Yukawa Unification Predictions for the LHC

TL;DR

This paper explores the implications of gauge and third family Yukawa coupling unification at the GUT scale for the LHC, predicting observable superpartner masses and analyzing a comprehensive three-family model within the MSSM framework.

Contribution

It provides a detailed global chi^2 analysis of Yukawa unification effects on LHC phenomenology, including constraints on gluino, stop, and sbottom masses, and compares third family and full three-family models.

Findings

Gluino mass upper bound around 2 TeV, accessible at 14 TeV LHC.

Gluino decay branching ratios are diverse, not fitting simplified models.
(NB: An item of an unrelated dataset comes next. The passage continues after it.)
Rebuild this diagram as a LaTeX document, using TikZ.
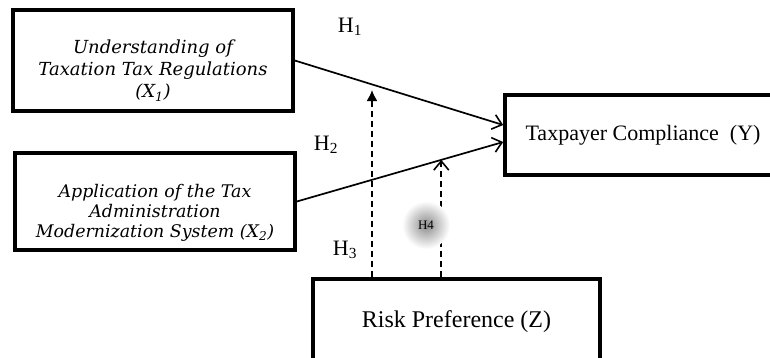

Light charginos and neutralinos with bino-like LSP are possible.

Abstract

This paper is divided into two parts. In the first part we analyze the consequences, for the LHC, of gauge and third family Yukawa coupling unification with a particular set of boundary conditions defined at the GUT scale. We perform a global chi^2 analysis including the observables M_W, M_Z, G_F, 1/alpha_em, alpha_s(M_Z), M_t,m_b(m_b), M_tau, BR(B -> X_s gamma), BR(B_s -> mu^+ mu^-) and M_h. The fit is performed in the MSSM in terms of 9 GUT scale parameters, while tan beta and mu are fixed at the weak scale. Good fits suggest an upper bound on the gluino mass, M_gluino \lesssim 2 TeV. This constraint comes predominantly from fitting the bottom quark and Higgs masses (assuming a 125 GeV Higgs). Gluinos should be visible at the LHC in the 14 TeV run but they cannot be described by the typical simplified models. This is because the branching ratios for gluino -> t tbar neutralino, b bbar neutralino, t bbar chargino^-, b tbar chargino^+, g neutralino are comparable. Stops and sbottoms may also be visible. Charginos and neutralinos can be light with the LSP predominantly bino-like. In the second part of the paper we analyze a complete three family model and discuss the quality of the global chi^2 fits and the differences between the third family analysis and the full three family analysis for overlapping observables. We note that the light Higgs in our model couples to matter like the Standard Model Higgs. Any deviation from this would rule out this model.